O jornalista e escritor Luiz Gonzaga Rodrigues atraiu um público numeroso, ontem, na Academia Paraibana de Letras, onde foi homenageado pelos seus 90 anos de idade e lançou o livro “Com os olhos no chão”, que dedicou ao jornalista Martinho Moreira Franco, “luz do nosso cotidiano, de amigos e de cronistas”. Sobre o livro, Gonzaga ressaltou: “Não são páginas inéditas, intocadas, as que se reúnem neste livro. Boa parte vem de Notas do Meu Lugar (1978), Um sítio que anda comigo (1988) e Filipeia e outras saudades (1997), nenhum desses títulos indo além da primeira edição”.
E acrescenta: “Recaído à tentação de recolher em livro as crônicas que vieram depois, intrusas no meio e na mensagem do novo século, terminei cedendo à ideia de uma recolha que pudesse proteger ou lembrar, desde o olhar indulgente de um Celso Mariz, por quem lamentei não usar o chapéu só para descobrir-me à sua passagem, ao favor do leitor e da crítica universitária de hoje. Continuam notas do meu lugar, hoje convertido em cidade próxima do milhão de habitantes”. Ele relembrou que quando começou a assinar textos, a capital paraibana não chegava a 150 mil, a vivência do cronista tocada fundo e bem de perto de calor humano. Em 1978, ao fazer a primeira coleta para a editora Acauã, foi confortado com três vezes mais autógrafos do que ao reeditar Café Alvear, ponto de encontro perdido, na cidade de l milhão.
– A lógica – prossegue – seria ficar onde fui deixado. Onde foi deixada a linotipo, a geringonça mecânica que acendeu o olhar de um egresso do folheto tipográfico, completamente abismado com o milagre de ver, escaldando o meu rosto caboclo, a palavra abstrata espantosamente convertida num lingote de estanho e chumbo. Chorou lá dentro: “Quero ser esse chumbo!”. Que hoje não quer dizer nada”. Essa transformação copiada para as coisas da vida com seus amores e suas dores talvez possam justificar mais um livro. Devo a Paulo Emmanuel – à afinidade que nos tornou parceiros – a revisão e seleção da coletânea, feita e refeita, juntando aos meus os seus próprios arquivos.

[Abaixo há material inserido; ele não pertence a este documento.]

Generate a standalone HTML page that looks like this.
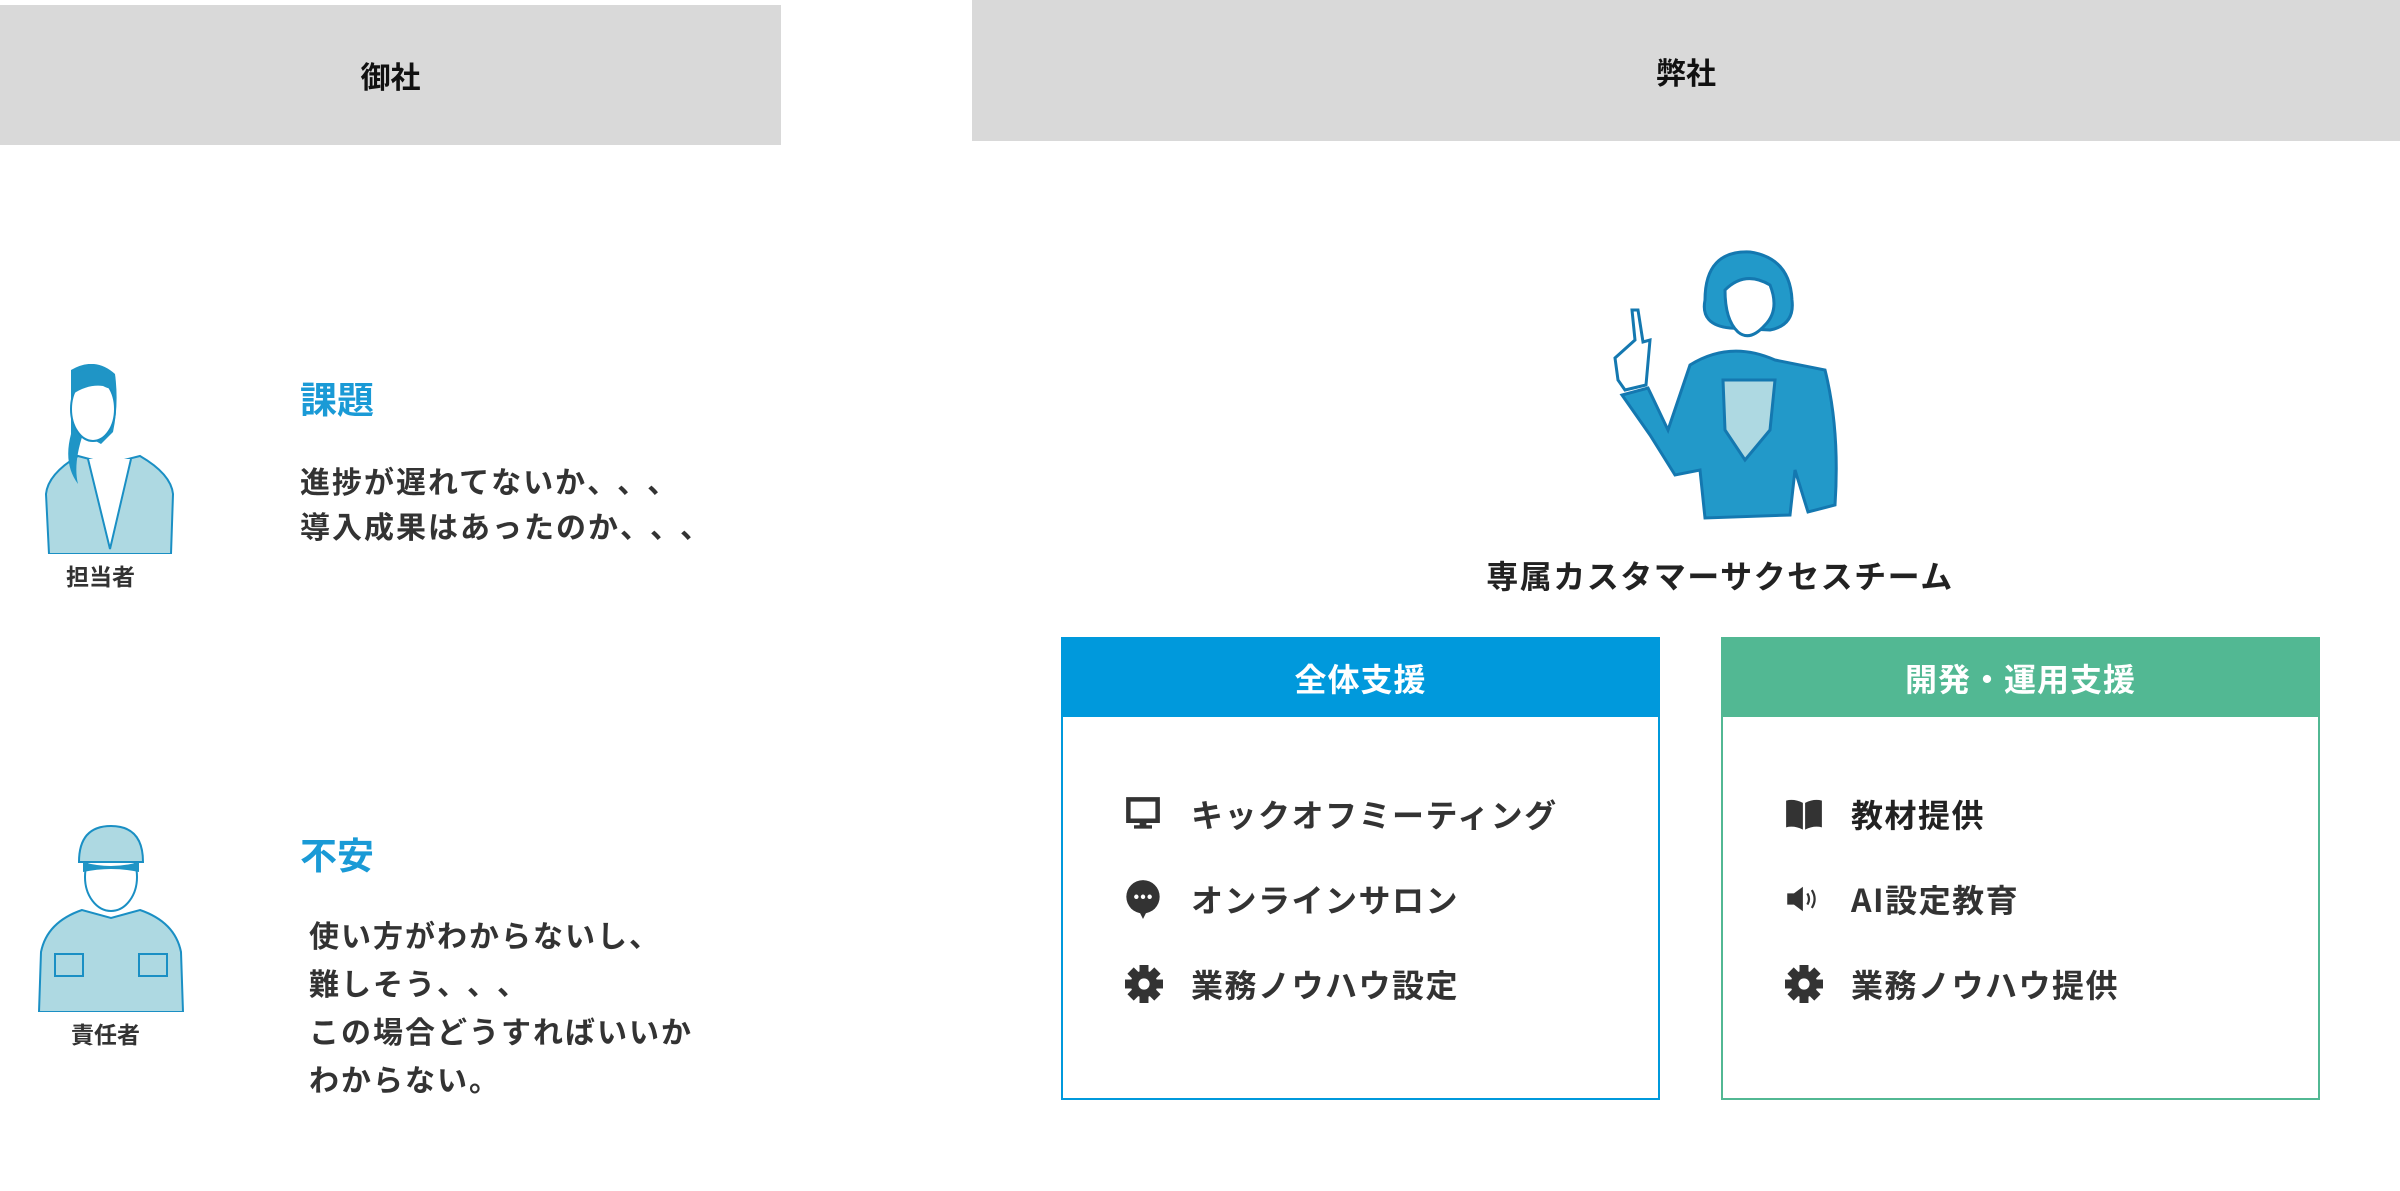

Menos meus do que de Graciele, a filha que ficou comigo, anjo guardador de recortes que, sem os seus cuidados, teriam se ido como as folhinhas de sumiço sutil do velho pau-brasil vizinho, anterior ao bairro e talvez até à cidade. Lendário e pobre pau-brasil: vem uma farmácia da grande rede e o esquarteja de pedaço em pedaço, lajeando a cimento o viço úmido do paul para se cobrir e nos cobrir de árvores”.
Gonzaga afirma ainda: “Em meio a essas paredes velhas por onde ainda escoam os meus passos, a luz coando pelo vago das telhas, vem Flávio Tavares com a ajuda solidária de sua ilustração. Já havia me emprestado a duração de sua arte no painel que simboliza a Paraíba no pórtico do auditório da Estação Ciência, no Cabo Branco. Fez-me parceiro de seu pai, doutor Arnaldo, às portas de sua fantasia infinita. Juca Pontes me dispensou dos cuidados gráficos, ofício de que eu não abria mão no tempo em que as letras eram o que se viu acima e a leitura não conhecia melhor suporte que o papel impresso. São as coisas pequenas de que têm sido feitos meus livros”.
O evento de ontem fez parte de mais uma edição do Pôr do Sol Literário na Academia, presidida pelo escritor Ramalho Leite. Houve a abertura, com violino, seguida das homenagens a Gonzaga, como a entrega do troféu Solito, do Sol das Letras, entrega da medalha Oscar de Castro, entrega do diploma de Sócio honorário do Instituto Histórico e Geográfico Paraibano, pelo presidente Jean Patrício, e a apresentação do livro do cronista maior Gonzaga Rodrigues “Com os olhos no chão”, por Milton Marques. Seguiu-se a fala do homenageado, traduzindo a sua emoção pela trajetória vitoriosa e consagradora que tem construído ao longo de décadas na literatura paraibana.